Exports for the last month of 2009 were $130.7 billion, data from the General Administration of Customs showed. That raised total 2009 exports to $1.2 trillion, ahead of the 816 billion euros ($1.17 trillion) for Germany forecast by its foreign trade organization, BGA.
China's new status is largely symbolic but reflects the ability of its resilient, low-cost manufacturers to keep selling abroad despite a slump in global consumer demand due to the financial crisis.
December's rebound was an "important turning point" for exporters, a customs agency economist, Huang Guohua, said on state television, CCTV.
"We can say that China's export enterprises have completely emerged from their all-time low in exports," Huang said.

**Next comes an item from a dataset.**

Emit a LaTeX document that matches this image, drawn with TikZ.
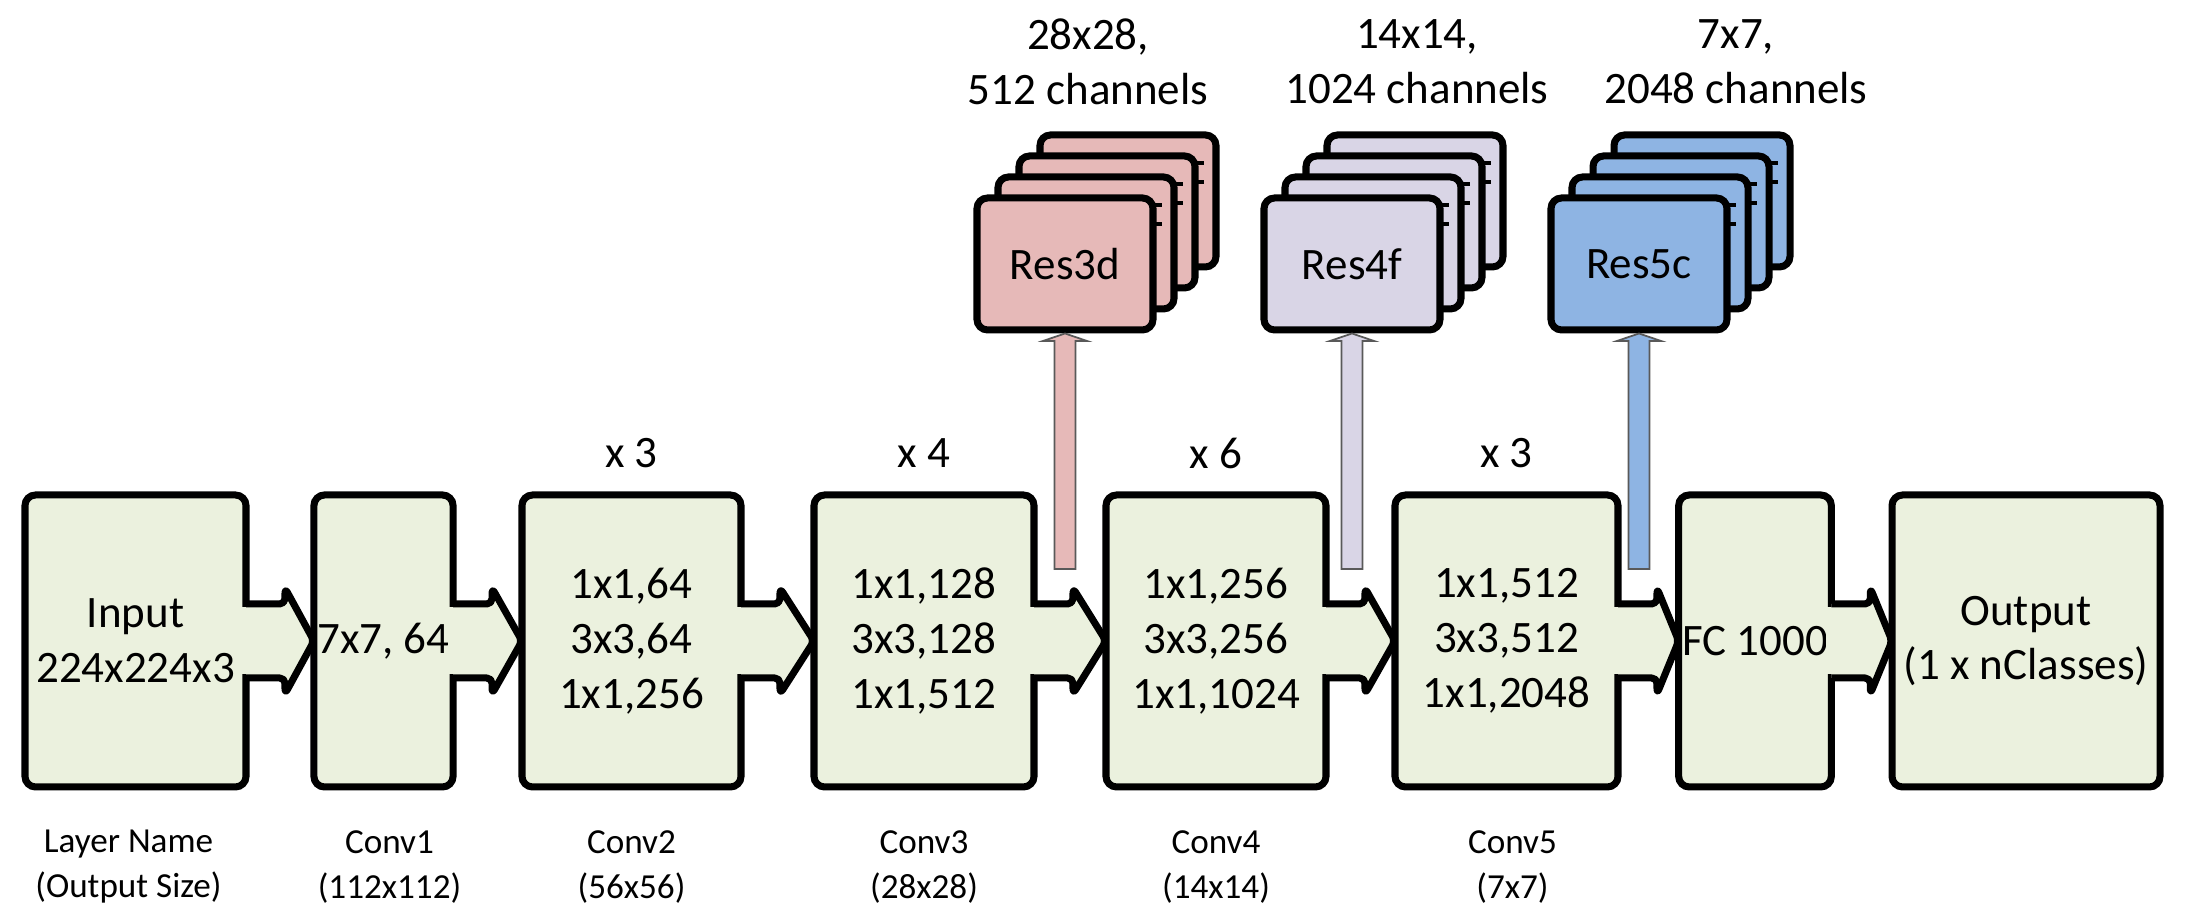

Stronger foreign sales of Chinese goods could help to drive the country's recovery after demand plunged in 2008, forcing thousands of factories to close and throwing millions of laborers out of work.
Boosted by a 4 trillion yuan ($586 billion) stimulus, China's economic expansion accelerated to 8.9 percent for the third quarter of 2009 and the government says full-year growth should be 8.3 percent.
Economists and Germany's national chamber of commerce said earlier the country was likely to lose its longtime crown as top exporter.
German economist Volker Treier predicted recently that Germany was set to lose the "world export championship" because of China's bigger size and higher population.
"By 2010, this title will be history, because the Chinese will simply outdo us due to their bigness," Treier told the German news agency DAPD.
He said it may not be a bad thing, either, "because if China grows, this pushes the world's economy — and that's good for export-oriented Germany as well."
China is best known as a supplier of shoes, toys, furniture and other low-tech goods, while Germany exports machinery and other higher-value products. German commentators note that their country supplies the factory equipment used by top Chinese manufacturers.
China surpassed the United States as the biggest auto market in 2009 and is on track to replace Japan as the world's second-largest economy soon. China passed Germany as the third-largest economy in 2007.
China's trade surplus shrank by 34.2 percent in 2009 to $196.07 billion, the customs agency said. That reflected China's stronger demand for imported raw materials and consumer goods while the United States and other economies are struggling and demand is weak.
The United States and other governments complain that part of China's export success is based on currency controls and improper subsidies that give its exporters an unfair advantage against foreign rivals.
Washington has imposed anti-dumping duties on imports of Chinese-made steel pipes and some other goods, while the European Union has imposed curbs on Chinese shoes.
The U.S. and other governments also complain that Beijing keeps its currency, the yuan, undervalued. Beijing broke the yuan's link to the dollar in 2005 and it rose gradually until late 2008, but has been frozen since then against the U.S. currency in what economists say is an effort by Beijing to keep its exporters competitive.
The dollar's weakness against the euro and some other currencies pulls down the yuan in markets that use them and makes Chinese goods even more attractive there, adding to China's trade surplus.
Even though China overtook Germany as top exporter, the customs agency said total 2009 Chinese trade fell 13.9 percent from 2008.
Commodities were among China's key imports, the agency said, with the country bringing in 630 million tons of iron ore last year, up 41.6 percent from the previous year, and 200 million tons of crude oil, an increase of 13.9 percent, as prices for both commodities fell.
Economists say China has been rushing to build up stockpiles at bargain prices since crude oil and other commodity prices plunged in 2008. That motive, more than a revival in actual industrial demand, has driven its recent import boom of oil, copper and other metals.